Despite her choice to touch on heavier subjects, Fortune wants her books to feel like an escape.

While most of the story is set in cottage country, reflecting the lakeside setting where Fortune wrote both books, Meet Me at the Lake is also rooted in Toronto. During the book’s rigorous editing process, Fortune and her editors decided to set the portion of the book that takes place in the past in the city.

“I call Every Summer After a love letter to Barry’s Bay, and Meet Me at the Lake a love letter to Toronto,” says the author, who spent her 20s discovering Toronto.

The path to her new novel may have been bumpy, but Fortune’s efforts paid off, and then some. Days after it was published, her editors scheduled a Zoom meeting to discuss the release. When she joined, staring back at her was the NYT list with her book in the No. 1 spot.

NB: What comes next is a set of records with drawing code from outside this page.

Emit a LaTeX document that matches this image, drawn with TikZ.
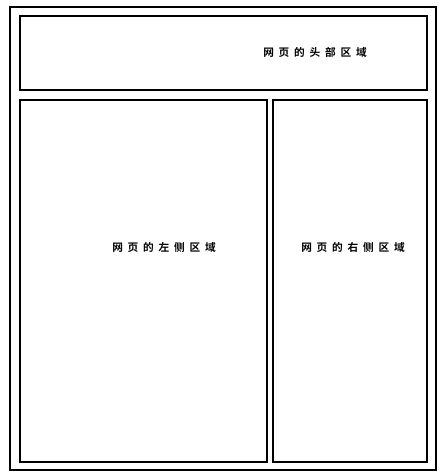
\documentclass[tikz,border=0pt]{standalone}
\usepackage{fontspec}
\newfontfamily\cjk{Noto Sans CJK SC Bold}
\newcommand{\cjkgap}{\hspace{3.6pt}}
\begin{document}
\begin{tikzpicture}[x=0.75pt,y=-0.75pt,
  box/.style={draw=black,line width=2.2pt},
  outerbox/.style={draw=black,line width=1.8pt},
  lbl/.style={font=\cjk\fontsize{8}{10}\selectfont,inner sep=0pt}]
\useasboundingbox (0,0) rectangle (442,476);
\path[fill=white] (0,0) rectangle (442,476);
\draw[outerbox] (10,7) rectangle (436,470);
\draw[box] (20,16) rectangle (427,90);
\draw[box] (20,100) rectangle (267,462);
\draw[box] (273,100) rectangle (427,462);
\node[lbl] (h) at (315,52) {网\cjkgap 页\cjkgap 的\cjkgap 头\cjkgap 部\cjkgap 区\cjkgap 域};
\node[lbl] (l) at (164,247) {网\cjkgap 页\cjkgap 的\cjkgap 左\cjkgap 侧\cjkgap 区\cjkgap 域};
\node[lbl] (r) at (353,247) {网\cjkgap 页\cjkgap 的\cjkgap 右\cjkgap 侧\cjkgap 区\cjkgap 域};
\end{tikzpicture}
\end{document}
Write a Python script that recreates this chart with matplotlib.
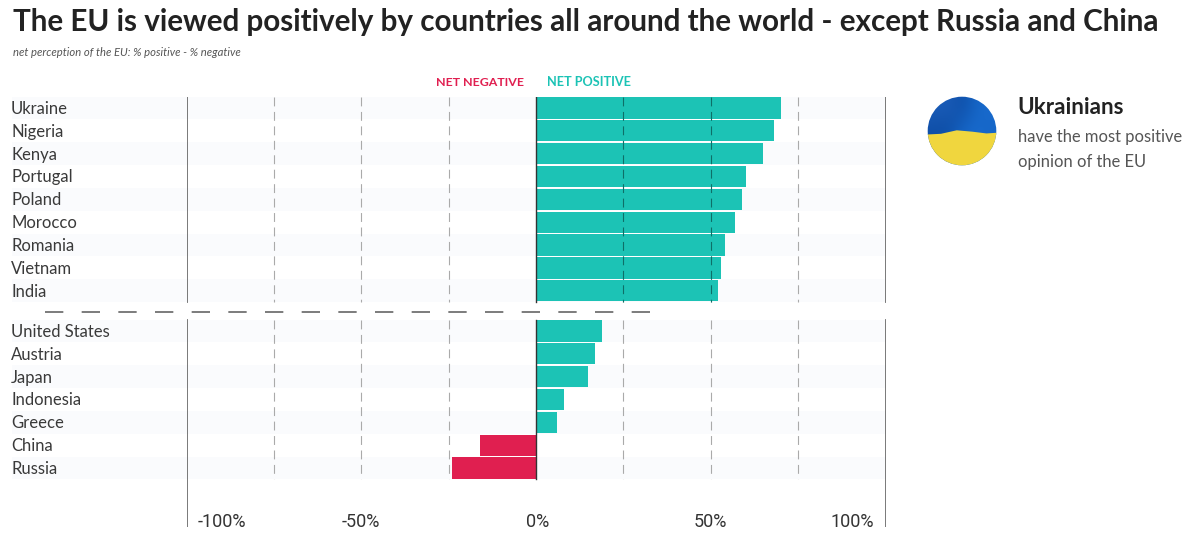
import matplotlib
matplotlib.use('Agg')
import matplotlib.pyplot as plt
from matplotlib.patches import Circle, Polygon
import numpy as np

plt.rcParams['font.family'] = ['Lato', 'DejaVu Sans']

top_countries = ['Ukraine', 'Nigeria', 'Kenya', 'Portugal', 'Poland', 'Morocco',
                 'Romania', 'Vietnam', 'India']
top_values = [70, 68, 65, 60, 59, 57, 54, 53, 52]
bottom_countries = ['United States', 'Austria', 'Japan', 'Indonesia', 'Greece',
                    'China', 'Russia']
bottom_values = [19, 17, 15, 8, 6, -16, -24]
tick_values = [-100, -50, 0, 50, 100]
tick_labels = ['-100%', '-50%', '0%', '50%', '100%']
dashed_grid = [-75, -50, -25, 25, 50, 75]

# rough colours of the blue part of the flag picture
blue_colors = [
    ['#1a5cb8', '#1a5cb8', '#0f4fa8', '#1464c4', '#1a6cd0'],
    ['#0f4fa8', '#0c4aa0', '#1464c4', '#1a6cd0', '#1464c4'],
    ['#0c4aa0', '#1464c4', '#1a6cd0', '#1468c8', '#1a6cd0'],
]
wave_x = [-1, -0.6, -0.15, 0.3, 0.7, 1]
wave_y = [-0.1, -0.08, 0.02, -0.02, -0.07, -0.05]

POS = '#1cc3b5'
NEG = '#e01f50'
W, H = 1200, 546
GAP = 0.76  # extra rows between the two groups

fig = plt.figure(figsize=(W / 100, H / 100), dpi=100)

# axes box in pixels: x 186.5..885.5, y 97..527
ax = fig.add_axes([186.5 / W, 1 - 527 / H, 699 / W, 430 / H])
ax.set_xlim(-100, 100)
ax.set_ylim(18.34, -0.48)
ax.axis('off')

top_y = list(range(len(top_values)))
bottom_y = [i + len(top_values) + GAP for i in range(len(bottom_values))]
rows = top_y + bottom_y
values = top_values + bottom_values
names = top_countries + bottom_countries
top_end = top_y[-1] + 0.48
bottom_start = bottom_y[0] - 0.48
bottom_end = bottom_y[-1] + 0.48

# light bands behind every other row
for group in (top_y, bottom_y):
    for y in group[::2]:
        ax.barh(y, 250, left=-150, height=1.0, color='#fafbfd', zorder=0, clip_on=False)

colors = [POS if v >= 0 else NEG for v in values]
ax.barh(rows, values, height=0.93, color=colors, zorder=2)

for x in dashed_grid:
    for y0, y1 in ((-0.48, top_end), (bottom_start, bottom_end)):
        ax.plot([x, x], [y0, y1], color='#aaaaaa', lw=0.8, dashes=(8, 5), zorder=1)

# grid shows through the long bars as darker teal
for x in (25, 50):
    ax.plot([x, x], [-0.48, top_end], color='#0e6f68', lw=0.8, dashes=(8, 5), zorder=3)

for x in (-100, 100):
    for y0, y1 in ((-0.48, top_end), (bottom_start, 18.34)):
        ax.plot([x, x], [y0, y1], color='#6e6e6e', lw=1.3, zorder=3)
for y0, y1 in ((-0.48, top_end), (bottom_start, bottom_end)):
    ax.plot([0, 0], [y0, y1], color='#333333', lw=1.0, zorder=4)

# separator between the two groups
ax.plot([-140.5, 33], [8.93, 8.93], color='#666666', lw=1.2, clip_on=False,
        dashes=(11, 11), dash_capstyle='butt', zorder=3)

for name, y in zip(names, rows):
    ax.text(-150.2, y + 0.04, name, fontsize=12, color='#3a3a3a', va='center', ha='left')

label_offset = {-100: 10, -50: 0, 0: 0.5, 50: 0, 100: -9.5}
for v, label in zip(tick_values, tick_labels):
    ax.text(v + label_offset[v], 18.14, label, fontsize=13, color='#333333',
            va='center', ha='center', family=['Roboto', 'DejaVu Sans'])

fig.text(13 / W, 1 - 22 / H, 'The EU is viewed positively by countries all around the world - except Russia and China',
         fontsize=21.35, fontweight='bold', color='#222222', va='center')
fig.text(13 / W, 1 - 53 / H, 'net perception of the EU: % positive - % negative',
         fontsize=8.1, style='italic', color='#555555', va='center')
fig.text(524 / W, 1 - 82 / H, 'NET NEGATIVE', fontsize=8.9, fontweight='bold', color=NEG,
         va='center', ha='right')
fig.text(547 / W, 1 - 82 / H, 'NET POSITIVE', fontsize=9.1, fontweight='bold', color=POS,
         va='center', ha='left')

fig.text(1017.5 / W, 1 - 107 / H, 'Ukrainians', fontsize=16.2, fontweight='bold',
         color='#222222', va='center')
fig.text(1018 / W, 1 - 137 / H, 'have the most positive', fontsize=11.9, color='#555555', va='center')
fig.text(1018 / W, 1 - 162 / H, 'opinion of the EU', fontsize=11.9, color='#555555', va='center')

# flag badge, box 927..996 x 97..165 px
flag = fig.add_axes([927 / W, 1 - 166 / H, 70 / W, 70 / H])
flag.axis('off')
blue_rgb = np.array([[matplotlib.colors.to_rgb(c) for c in row] for row in blue_colors])
im = flag.imshow(blue_rgb, extent=(-1, 1, -1, 1), interpolation='bicubic')
im.set_clip_path(Circle((0, 0), 0.98, transform=flag.transData))
yellow = Polygon(list(zip(wave_x + [1, -1], wave_y + [-1, -1])), closed=True,
                 color='#f0d63e', lw=0)
flag.add_patch(yellow)
yellow.set_clip_path(Circle((0, 0), 0.98, transform=flag.transData))

fig.savefig('out.png', dpi=100, facecolor='white')
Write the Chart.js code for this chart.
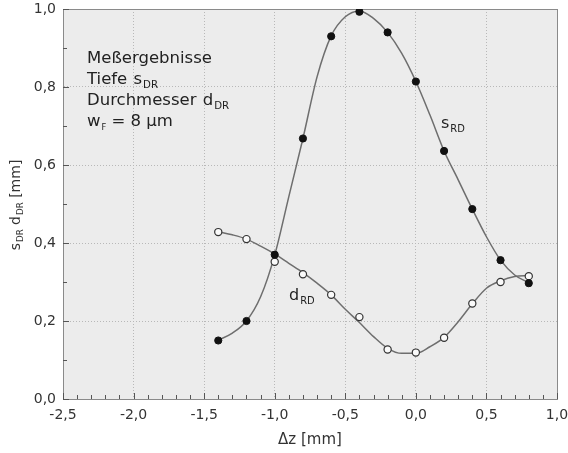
<!DOCTYPE html>
<html>
<head>
<meta charset="utf-8">
<script src="https://cdn.jsdelivr.net/npm/chart.js@4.4.0/dist/chart.umd.min.js"></script>
<style>
  html, body { margin: 0; padding: 0; background: #fff; }
  canvas { display: block; }
</style>
</head>
<body>
<canvas id="depthChart" width="568" height="453"></canvas>
<script>
// Messpunkte: Fokuslage dz [mm]
const dz = [-1.4, -1.2, -1.0, -0.8, -0.6, -0.4, -0.2, 0.0, 0.2, 0.4, 0.6, 0.8];
// Tiefe s_RD [mm]
const sRD = [0.15, 0.20, 0.37, 0.668, 0.93, 0.993, 0.94, 0.814, 0.636, 0.487, 0.356, 0.297];
// Durchmesser d_RD [mm]
const dRD = [0.428, 0.41, 0.352, 0.32, 0.267, 0.21, 0.127, 0.119, 0.157, 0.245, 0.30, 0.315];

// Ausgleichskurven
const fitX = [-1.4, -1.3, -1.2, -1.1, -1.0, -0.9, -0.8, -0.7, -0.6, -0.5, -0.4, -0.3,
  -0.2, -0.1, 0.0, 0.1, 0.2, 0.3, 0.4, 0.5, 0.6, 0.7, 0.8];
const sFit = [0.151, 0.169, 0.20, 0.262, 0.369, 0.519, 0.668, 0.826, 0.931, 0.98, 0.995, 0.976,
  0.94, 0.886, 0.814, 0.728, 0.636, 0.562, 0.487, 0.416, 0.356, 0.318, 0.298];
const dFit = [0.429, 0.421, 0.41, 0.392, 0.372, 0.348, 0.324, 0.297, 0.267, 0.23, 0.196, 0.16,
  0.13, 0.117, 0.117, 0.134, 0.158, 0.198, 0.244, 0.284, 0.303, 0.314, 0.317];

const xMin = -2.5, xMax = 1.0, xMajor = 0.5;
const yMin = 0, yMax = 1.0, yMajor = 0.2;

const noteLines = [
  [{ t: 'Meßergebnisse' }],
  [{ t: 'Tiefe ' }, { t: 's' }, { t: 'DR', sub: true }],
  [{ t: 'Durchmesser ' }, { t: 'd' }, { t: 'DR', sub: true }],
  [{ t: 'w' }, { t: 'F', sub: true, small: true }, { t: ' = 8 µm' }]
];
const yTitle = [{ t: 's' }, { t: 'DR', sub: true }, { t: ' d' }, { t: 'DR', sub: true }, { t: ' [mm]' }];
const sLabel = [{ t: 's' }, { t: 'RD', sub: true }];
const dLabel = [{ t: 'd' }, { t: 'RD', sub: true }];

const FONT = "'DejaVu Sans', sans-serif";

function isMajor(v, step) {
  const r = v / step;
  return Math.abs(r - Math.round(r)) < 1e-6;
}

function fmt(v) {
  if (Math.abs(v) < 1e-9) v = 0;
  return v.toFixed(1).replace('.', ',');
}

function toXY(xs, ys) {
  return xs.map((x, i) => ({ x: x, y: ys[i] }));
}

// Text mit Tiefstellung zeichnen
function richWidth(ctx, parts, size) {
  let w = 0;
  parts.forEach(p => {
    ctx.font = (p.sub ? (p.small ? size * 0.5 : size * 0.62) : size) + 'px ' + FONT;
    w += ctx.measureText(p.t).width;
  });
  return w;
}

function drawRich(ctx, parts, x, y, size) {
  parts.forEach(p => {
    const s = p.sub ? (p.small ? size * 0.5 : size * 0.62) : size;
    ctx.font = s + 'px ' + FONT;
    ctx.fillText(p.t, x, p.sub ? y + size * 0.22 : y);
    x += ctx.measureText(p.t).width + (p.sub ? 0 : 1);
  });
}

const plotFrame = {
  id: 'plotFrame',
  beforeDraw(chart) {
    const { ctx, chartArea: a } = chart;
    ctx.save();
    ctx.fillStyle = '#ececec';
    ctx.fillRect(a.left, a.top, a.right - a.left, a.bottom - a.top);
    ctx.restore();
  },
  beforeDatasetsDraw(chart) {
    const { ctx, chartArea: a, scales } = chart;
    ctx.save();
    ctx.strokeStyle = '#8a8a8a';
    ctx.lineWidth = 1;
    ctx.strokeRect(Math.round(a.left) + 0.5, Math.round(a.top) + 0.5,
      Math.round(a.right - a.left), Math.round(a.bottom - a.top));

    // Teilstriche nach innen
    ctx.strokeStyle = '#555';
    ctx.beginPath();
    scales.x.ticks.forEach((t, i) => {
      const px = Math.round(scales.x.getPixelForTick(i)) + 0.5;
      const len = isMajor(t.value, xMajor) ? 6 : 4;
      ctx.moveTo(px, a.bottom);
      ctx.lineTo(px, a.bottom - len);
    });
    scales.y.ticks.forEach((t, i) => {
      const py = Math.round(scales.y.getPixelForTick(i)) + 0.5;
      const len = isMajor(t.value, yMajor) ? 6 : 4;
      ctx.moveTo(a.left, py);
      ctx.lineTo(a.left + len, py);
    });
    ctx.stroke();
    ctx.restore();
  },
  afterDraw(chart) {
    const { ctx } = chart;
    ctx.save();
    ctx.fillStyle = '#222';
    ctx.textBaseline = 'alphabetic';
    const bases = [63, 84, 105, 126];
    noteLines.forEach((ln, i) => drawRich(ctx, ln, 87, bases[i], 16.5));

    drawRich(ctx, sLabel, 441, 128, 16);
    drawRich(ctx, dLabel, 289, 300, 16);

    // Achsentitel y
    ctx.fillStyle = '#333';
    const w = richWidth(ctx, yTitle, 14);
    ctx.translate(20, 206);
    ctx.rotate(-Math.PI / 2);
    drawRich(ctx, yTitle, -w / 2, 0, 14);
    ctx.restore();
  }
};

const lineStyle = {
  showLine: true,
  borderColor: '#6e6e6e',
  borderWidth: 1.5,
  cubicInterpolationMode: 'monotone',
  pointRadius: 0,
  order: 2
};

const ctx = document.getElementById('depthChart').getContext('2d');

new Chart(ctx, {
  type: 'scatter',
  data: {
    datasets: [
      Object.assign({ label: 'sRD Kurve', data: toXY(fitX, sFit) }, lineStyle),
      Object.assign({ label: 'dRD Kurve', data: toXY(fitX, dFit) }, lineStyle),
      {
        label: 'dRD',
        data: toXY(dz, dRD),
        showLine: false,
        pointRadius: 3.6,
        pointBackgroundColor: '#fafafa',
        pointBorderColor: '#333',
        pointBorderWidth: 1.2,
        order: 1
      },
      {
        label: 'sRD',
        data: toXY(dz, sRD),
        showLine: false,
        pointRadius: 3.6,
        pointBackgroundColor: '#111',
        pointBorderColor: '#111',
        pointBorderWidth: 1,
        order: 0
      }
    ]
  },
  options: {
    responsive: false,
    animation: false,
    layout: { padding: { top: 9, right: 11, left: 0, bottom: 0 } },
    plugins: {
      legend: { display: false },
      tooltip: { enabled: false }
    },
    scales: {
      x: {
        type: 'linear',
        min: xMin,
        max: xMax,
        afterFit: s => { s.height = 54; s.paddingLeft = 0; s.paddingRight = 0; },
        border: { color: '#555', width: 1, dash: [1, 2] },
        grid: {
          drawTicks: false,
          color: c => (c.tick && isMajor(c.tick.value, xMajor) ? '#b8b8b8' : 'transparent')
        },
        ticks: {
          stepSize: 0.1,
          autoSkip: false,
          maxRotation: 0,
          padding: 8,
          color: '#333',
          font: { family: FONT, size: 14 },
          callback: v => (isMajor(v, xMajor) ? fmt(v) : '')
        },
        title: {
          display: true,
          text: 'Δz [mm]',
          color: '#333',
          font: { family: FONT, size: 15 },
          padding: { top: 0, bottom: 4 }
        }
      },
      y: {
        min: yMin,
        max: yMax,
        afterFit: s => { s.width = 63; s.paddingTop = 0; s.paddingBottom = 0; },
        border: { color: '#555', width: 1, dash: [1, 2] },
        grid: {
          drawTicks: false,
          color: c => (c.tick && isMajor(c.tick.value, yMajor) ? '#b8b8b8' : 'transparent')
        },
        ticks: {
          stepSize: 0.1,
          autoSkip: false,
          padding: 7,
          color: '#333',
          font: { family: FONT, size: 14 },
          callback: v => (isMajor(v, yMajor) ? fmt(v) : '')
        }
      }
    }
  },
  plugins: [plotFrame]
});
</script>
</body>
</html>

“My children had just gotten home and I was sitting at my desk in the living room area, just gaping, and I was obviously so excited and then I started to cry,” she says. The particular struggles that accompanied the creation of this book, she says, made its subsequent successes all the more rewarding.

Fortune is currently working on her third novel, the details of which she can’t yet share, aside from promising another summer love story set in a gorgeous place. And while she still battles self-doubt every now and then, she has rediscovered what it is to truly enjoy writing. Meet Me at the Lake may have been a “heavy lift,” as she puts it, but this next book has her feeling much lighter.